Adolf to Joseph. The Führer, as a conqueror who had smashed the Polish State in 18 days, turned at Danzig to reassure Joseph Stalin and pave the way for the military partition of Poland by friendly Nazis and Reds (see p. 29). "I am happy now ... to refute . . . British statesmen who continually maintain that Germany intends to dominate Europe to the Ural Mountains. . . . Now, gentlemen of the British Empire, Germany's aims are very limited. We have discussed the matter with Russia . . . and if you are of the opinion that we might come to a conflict on the subjectwe will not. . . . It will calm you to learn that Germany does not, and did not, want to conquer the Ukraine!"
While thus chumming up to Communist Stalin in a military sense, Nazi Hitler strove to keep a political line sharply drawn between the two regimes: "I want to give here an explanation: Russia remains what she is and Germany also remains what she is!"
Adolf to Neville & Edouard. Actual nub of the Hitler speech was an effort to undermine Allied morale by representing Poland as a Humpty Dumpty which just-cannot be put together again and by asking the Allies, who entered World War II avowedly to assist now crushed Poland, whether it is reasonable to fight on because they find Hitlerism intolerable.

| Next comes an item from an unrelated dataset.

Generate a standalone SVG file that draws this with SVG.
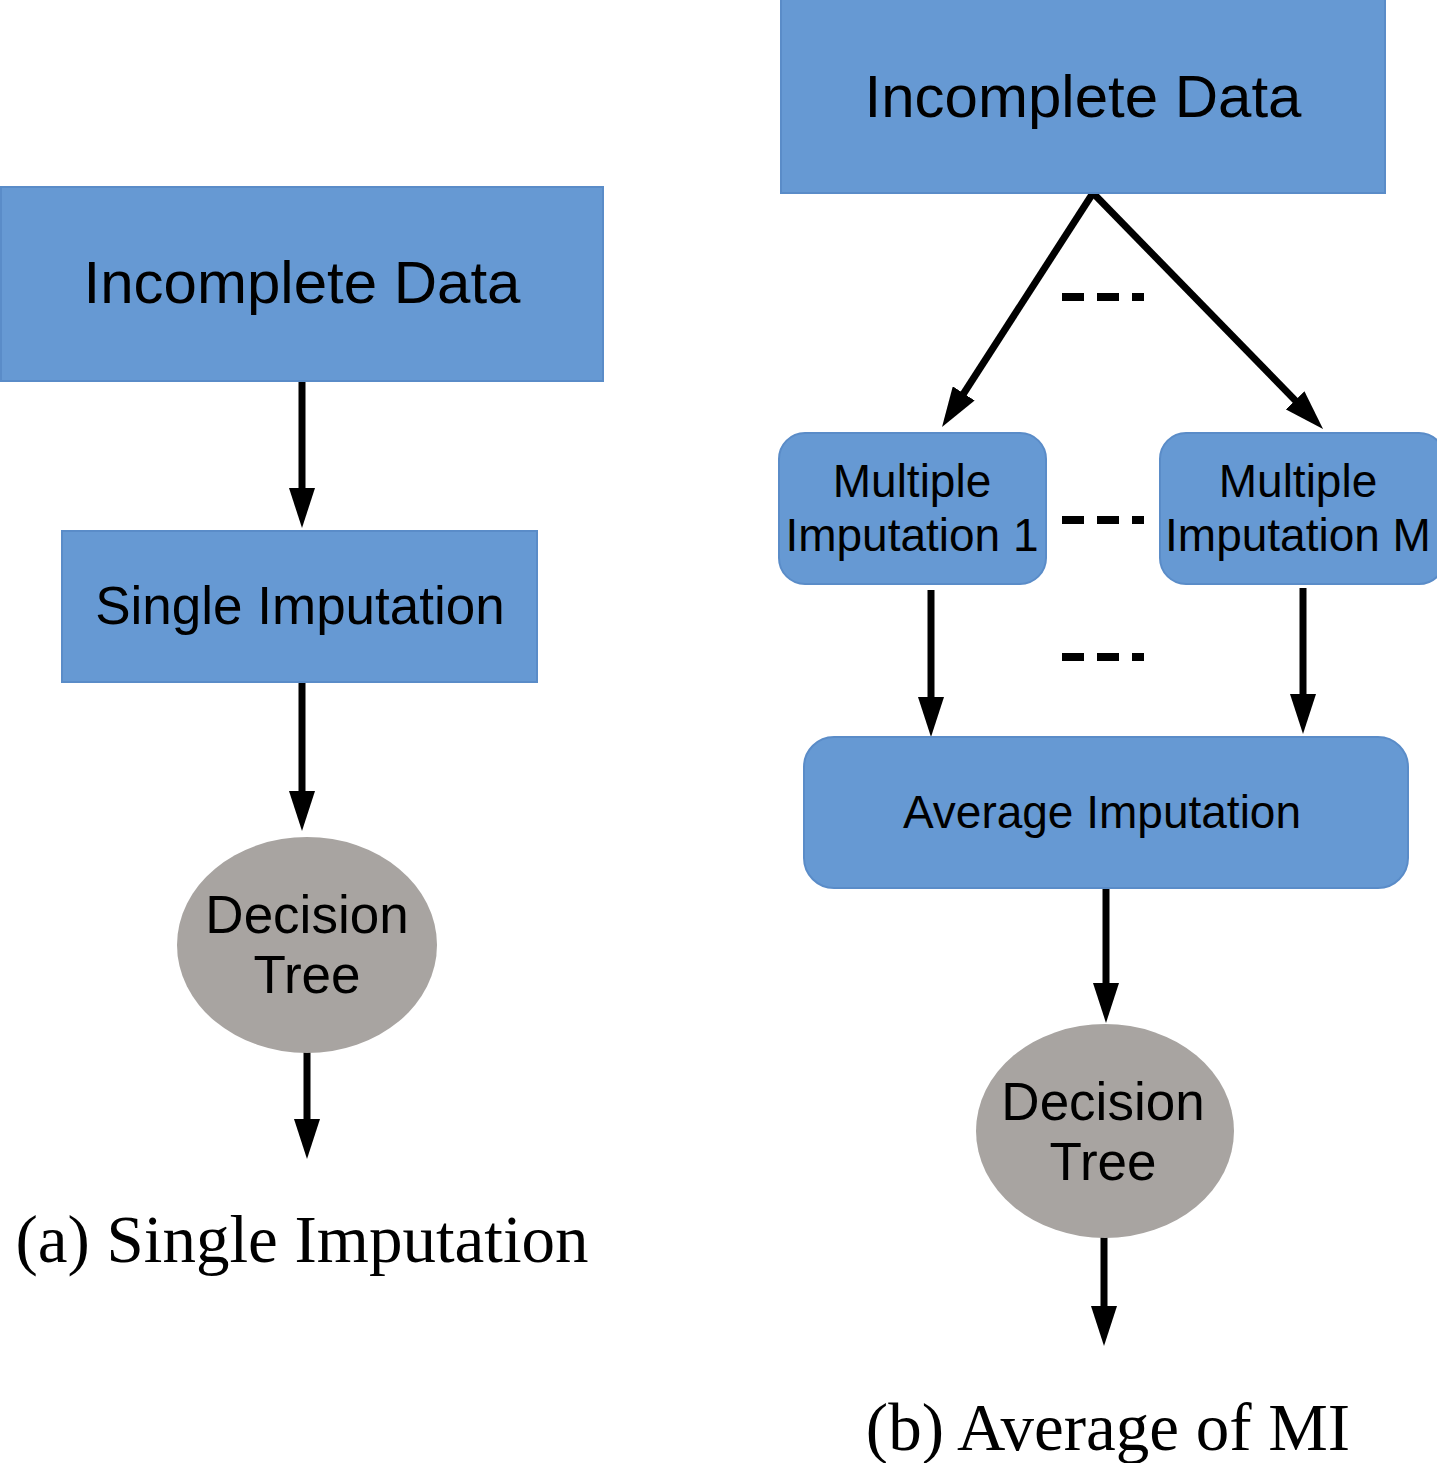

"Such an utter lack of conscience!" cried Herr Hitler. "What would be said if one of us should say that the present regime in France or Britain does not suit us and consequently we are conducting a war? What immeasurable lack of conscience. . . . I have neither toward England nor France any war claims, nor has the German nation. . . . Poland never will rise again in the form of the Versailles treaty. That is guaranteed not only by Germany, but also . . . Russia.